In this case, national egos are what stand in the way of comprehensive financial market reform. Britain, in particular, isn’t keen on keeping too close an eye on hedge funds, because the financial industry is one of the few remaining sectors in which the British are still competitive worldwide.
An effective financial market reform would have to treat shadow banks the same way all other banks are treated. This would mean completely banning so-called short selling, which is essentially betting on falling prices. It would also have to improve licensing requirements on new financial instruments and ban some that already exist, because they are designed solely for speculative purposes. It would also involve establishing a number of other rules that would make doing business significantly more difficult for banks, hedge funds and private equity firms.
All of these measures would rein in the financial market and put its importance for the economy into perspective. Banks would have to concentrate once again on the role they played prior to the great deregulation of the financial market, namely to organize payment transactions, manage the investments of private customers and companies and finance their business deals with loans.
But that seems unlikely. There are too many contradictions and conflicts of interest between the countries involved and governments to allow such a massive change to occur.
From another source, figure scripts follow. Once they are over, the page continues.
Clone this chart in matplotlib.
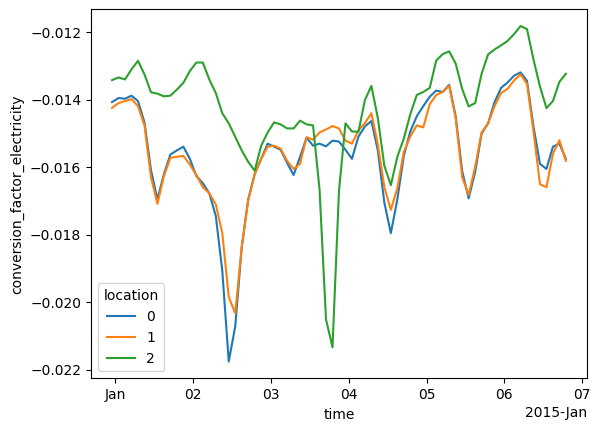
import numpy as np
import pandas as pd
import matplotlib
matplotlib.use("Agg")
import matplotlib.pyplot as plt
import matplotlib.dates as mdates

# time axis: 2-hourly samples
times = pd.date_range("2014-12-31 23:00", periods=71, freq="2h")
locations = [0, 1, 2]

# values in units of 1e-3
loc0 = [-14.07, -13.95, -13.97, -13.88, -14.04, -14.67, -16.08, -16.95, -16.20, -15.62,
        -15.50, -15.39, -15.75, -16.26, -16.47, -16.77, -17.44, -19.06, -21.75, -20.71,
        -18.36, -16.95, -16.20, -15.75, -15.30, -15.39, -15.48, -15.87, -16.23, -15.69,
        -15.12, -15.36, -15.30, -15.38, -15.21, -15.24, -15.48, -15.75, -15.09, -14.79,
        -14.63, -15.51, -17.05, -17.95, -16.95, -15.66, -14.94, -14.49, -14.19, -13.91,
        -13.73, -13.77, -13.56, -14.49, -16.11, -16.92, -16.14, -15.00, -14.70, -14.07,
        -13.65, -13.49, -13.29, -13.19, -13.44, -14.79, -15.90, -16.05, -15.39, -15.30,
        -15.75]
loc1 = [-14.24, -14.10, -14.04, -13.98, -14.19, -14.76, -16.29, -17.08, -16.26, -15.72,
        -15.69, -15.66, -15.92, -16.23, -16.59, -16.77, -17.10, -17.95, -19.84, -20.32,
        -18.37, -16.98, -16.20, -15.75, -15.39, -15.36, -15.45, -15.81, -16.05, -15.90,
        -15.11, -15.18, -14.97, -14.88, -14.78, -14.85, -15.21, -15.30, -14.91, -14.69,
        -14.40, -15.33, -16.59, -17.26, -16.62, -15.54, -15.09, -14.76, -14.82, -14.13,
        -13.86, -13.77, -13.59, -14.55, -16.29, -16.82, -15.99, -14.97, -14.70, -14.19,
        -13.80, -13.68, -13.43, -13.25, -13.53, -14.94, -16.50, -16.59, -15.60, -15.20,
        -15.81]
loc2 = [-13.42, -13.34, -13.40, -13.10, -12.85, -13.25, -13.78, -13.82, -13.90, -13.88,
        -13.70, -13.50, -13.15, -12.90, -12.90, -13.40, -13.80, -14.40, -14.70, -15.10,
        -15.50, -15.84, -16.10, -15.36, -14.97, -14.67, -14.73, -14.85, -14.85, -14.62,
        -14.73, -14.76, -16.65, -20.50, -21.33, -16.70, -14.70, -14.94, -14.95, -14.01,
        -13.59, -14.55, -15.96, -16.53, -15.69, -15.15, -14.43, -13.86, -13.77, -13.65,
        -12.84, -12.65, -12.57, -12.93, -13.68, -14.20, -14.10, -13.23, -12.66, -12.51,
        -12.39, -12.26, -12.06, -11.82, -11.91, -12.81, -13.61, -14.25, -14.04, -13.47,
        -13.23]

series = [loc0, loc1, loc2]

fig = plt.figure(figsize=(6.01, 4.32), dpi=100)
ax = fig.add_axes([91 / 601, 53.7 / 432, 495.7 / 601, 369 / 432])

for loc, vals in zip(locations, series):
    ax.plot(times, np.array(vals) * 1e-3, label=str(loc))

locator = mdates.AutoDateLocator()
ax.xaxis.set_major_locator(locator)
ax.xaxis.set_major_formatter(mdates.ConciseDateFormatter(locator))

t0 = pd.Timestamp("2015-01-01")
ax.set_xlim(t0 - pd.Timedelta(days=0.3123), t0 + pd.Timedelta(days=6.059))

ax.set_xlabel("time")
ax.set_ylabel("conversion_factor_electricity")
ax.legend(title="location", loc="lower left")

fig.savefig("out.png", dpi=100)
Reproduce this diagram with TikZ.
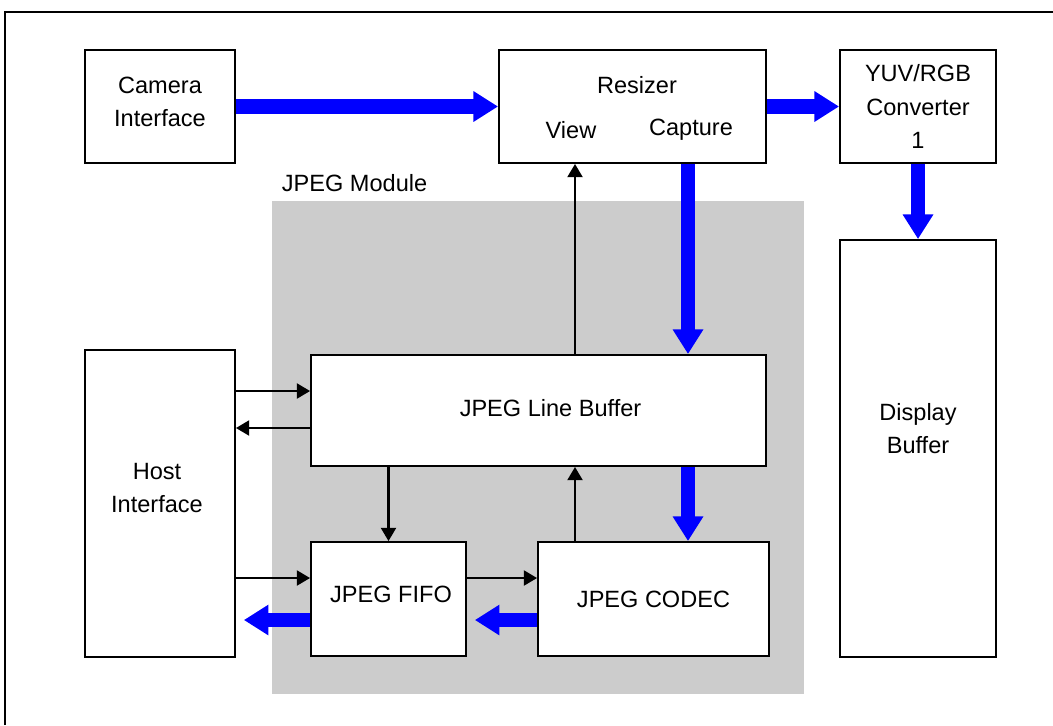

But the monster cannot be tamed with half-hearted reforms, which is why people who have been involved in the financial world for decades assume that it will strike again soon.
When asked whether it is possible to make future crises unlikely, Hilmar Kopper, the former CEO of Deutsche Bank and current chairman of the supervisory board of HSH Nordbank, replies with a simple “no.” According to Kopper, more huge financial bubbles could happen in the future.
“I’m frustrated,” says Kopper. “I don’t know how a government is supposed to regulate this.”